|Title||Meridional structure and future changes of tropopause height and temperature|
|Publication Type||Journal Article|
|Year of Publication||2019|
|Authors||Hu S.N, Vallis G.K|
|Type of Article||Article; Early Access|
|Keywords||circulation; climate change; cloud; constraint; feedback; global warming; lapse-rate; Meteorology & Atmospheric Sciences; part i; static stability; stratosphere; surface-temperature; tropopause; troposphere|
We use a simple, semianalytic, column model to understand better the meridional structure of the tropopause height and future changes in its height and temperature associated with global warming. The model allows us to separate the effects of tropospheric lapse rate, optical depth, outgoing longwave radiation (OLR), and stratospheric cooling on the tropopause height. When applied locally at each latitudinal band, the model predicts the overall meridional structure of the tropopause height, with a tropical tropopause substantially higher than in higher latitudes and a sharp transition at the edge of the extratropics. The large optical depth of the Tropics, due mainly to the large water-vapour path, is the dominant tropospheric effect producing the higher tropical tropopause, whereas the larger tropical lapse rate actually acts to lower the tropopause height. The dynamical cooling induced by the stratospheric circulation lifts the thermal tropopause in the Tropics further, resulting in it being significantly cooler and higher than in mid- and high-latitudes.

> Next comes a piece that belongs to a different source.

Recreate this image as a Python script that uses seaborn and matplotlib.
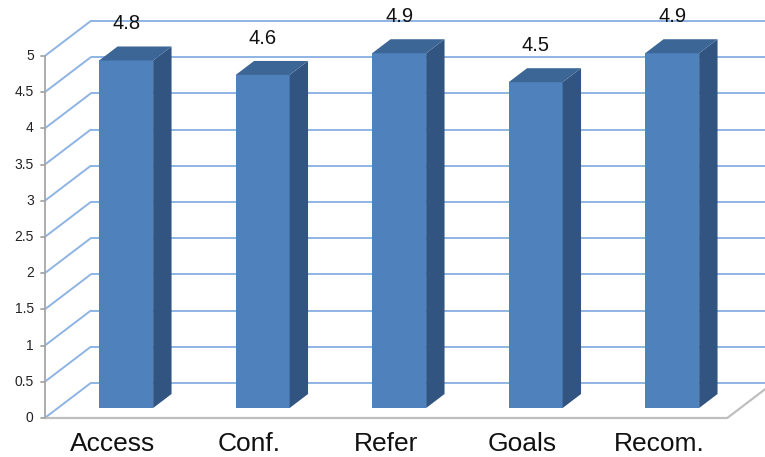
import matplotlib
matplotlib.use("Agg")
import matplotlib.pyplot as plt
from matplotlib.patches import Polygon
import seaborn as sns
import pandas as pd

# Survey scores per item
categories = ["Access", "Conf.", "Refer", "Goals", "Recom."]
scores = [4.8, 4.6, 4.9, 4.5, 4.9]
value_labels = ["4.8", "4.6", "4.9", "4.5", "4.9"]
y_ticks = [0, 0.5, 1, 1.5, 2, 2.5, 3, 3.5, 4, 4.5, 5]
y_tick_labels = ["0", "0.5", "1", "1.5", "2", "2.5", "3", "3.5", "4", "4.5", "5"]

sns.set_style("white")
plt.rcParams["font.family"] = ["Liberation Sans", "DejaVu Sans"]

FRONT = "#4F81BD"
SIDE = "#325480"
TOP = "#3C6696"
GRID = "#8EB4E3"
AXIS_GRAY = "#A6A6A6"
FLOOR_GRAY = "#BFBFBF"

# Oblique projection: data axes sit on the bars' front plane (depth D0);
# moving one unit in depth shifts by (KX, KY) in data units.
PX_X, PX_Y = 136.5, 72.4          # pixels per category / per value unit
KX, KY = 46 / PX_X, 35 / PX_Y
D0 = 10 / 35
BAR_DEPTH = 0.40
BAR_W = 54 / PX_X


def proj(c, v, d):
    return (c + (d - D0) * KX, v + (d - D0) * KY)


fig = plt.figure(figsize=(7.65, 4.57), dpi=100)
ax = fig.add_axes([0, 0, 1, 1])

df = pd.DataFrame({"item": categories, "score": scores})
sns.barplot(data=df, x="item", y="score", color=FRONT, saturation=1,
            width=BAR_W, linewidth=0, ax=ax)
for p in ax.patches:
    p.set_zorder(3)

c_lo, c_hi = -0.5, len(categories) - 0.5

# Back wall and left wall gridlines
for v in y_ticks:
    x0, y0 = proj(c_lo, v, 1)
    x1, y1 = proj(c_hi + 0.5, v, 1)
    ax.plot([x0, x1], [y0, y1], color=GRID, lw=1.4, zorder=1, solid_capstyle="butt")
    xa, ya = proj(c_lo, v, 0)
    ax.plot([xa, x0], [ya, y0], color=GRID, lw=1.4, zorder=1)

# Floor edges
fx0, fy0 = proj(c_lo, 0, 0)
fx1, fy1 = proj(c_hi, 0, 0)
bx1, by1 = proj(c_hi, 0, 1)
ax.plot([fx0, fx1], [fy0, fy1], color=FLOOR_GRAY, lw=1.6, zorder=2)
ax.plot([fx1, bx1], [fy1, by1], color=FLOOR_GRAY, lw=1.6, zorder=2)

# Vertical value axis with outward ticks
ax0, ay0 = proj(c_lo, 0, 0)
ax1, ay1 = proj(c_lo, 5, 0)
ax.plot([ax0, ax1], [ay0, ay1], color=AXIS_GRAY, lw=1.3, zorder=2)
for v, lab in zip(y_ticks, y_tick_labels):
    tx, ty = proj(c_lo, v, 0)
    ax.plot([tx - 4 / PX_X, tx], [ty, ty], color=AXIS_GRAY, lw=1.3, zorder=2)
    ax.text(tx - 11 / PX_X, ty, lab, ha="right", va="center", fontsize=10, color="#222222")

# Side and top faces of each bar
ddx, ddy = BAR_DEPTH * KX, BAR_DEPTH * KY
for i, v in enumerate(scores):
    left, right = i - BAR_W / 2, i + BAR_W / 2
    side = Polygon([(right, 0), (right, v), (right + ddx, v + ddy), (right + ddx, ddy)],
                   closed=True, facecolor=SIDE, edgecolor="none", zorder=3)
    top = Polygon([(left, v), (right, v), (right + ddx, v + ddy), (left + ddx, v + ddy)],
                  closed=True, facecolor=TOP, edgecolor="none", zorder=3)
    ax.add_patch(side)
    ax.add_patch(top)
    ax.annotate(value_labels[i], xy=(i, v), xytext=(0, 26.6), textcoords="offset points",
                ha="center", va="center", fontsize=14.5, color="#111111", zorder=4)

# Category labels under the floor
for i, name in enumerate(categories):
    lx, ly = proj(i, -33 / PX_Y, 0)
    ax.text(lx, ly, name, ha="center", va="baseline", fontsize=19, color="#111111")

ax.set_xlim(-126.14 / PX_X, (765 - 126.14) / PX_X)
ax.set_ylim((408 - 457) / PX_Y, 408 / PX_Y)
ax.axis("off")

fig.savefig("out.png", dpi=100)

The model quantifies the causes of the tropopause height increase with global warming that is found robustly in climate integrations from the fifth Coupled Model Intercomparison Project (CMIP5). The large spread in the increase rate of tropopause height in the CMIP5 model is captured by the simple model, which attributes the dominant contributions to changes in water-vapour path and lapse rate, with changes in CO2 concentration and OLR having much smaller direct effects. The CMIP5 models also show a small but robust increase in the tropopause temperature in low latitudes, with a much smaller increase in higher latitudes. We suggest that the tropical increase may be caused at least in part by nongrey effects in the radiative transfer associated with the higher levels of water vapour in the Tropics, with near-constant tropopause temperatures predicted otherwise.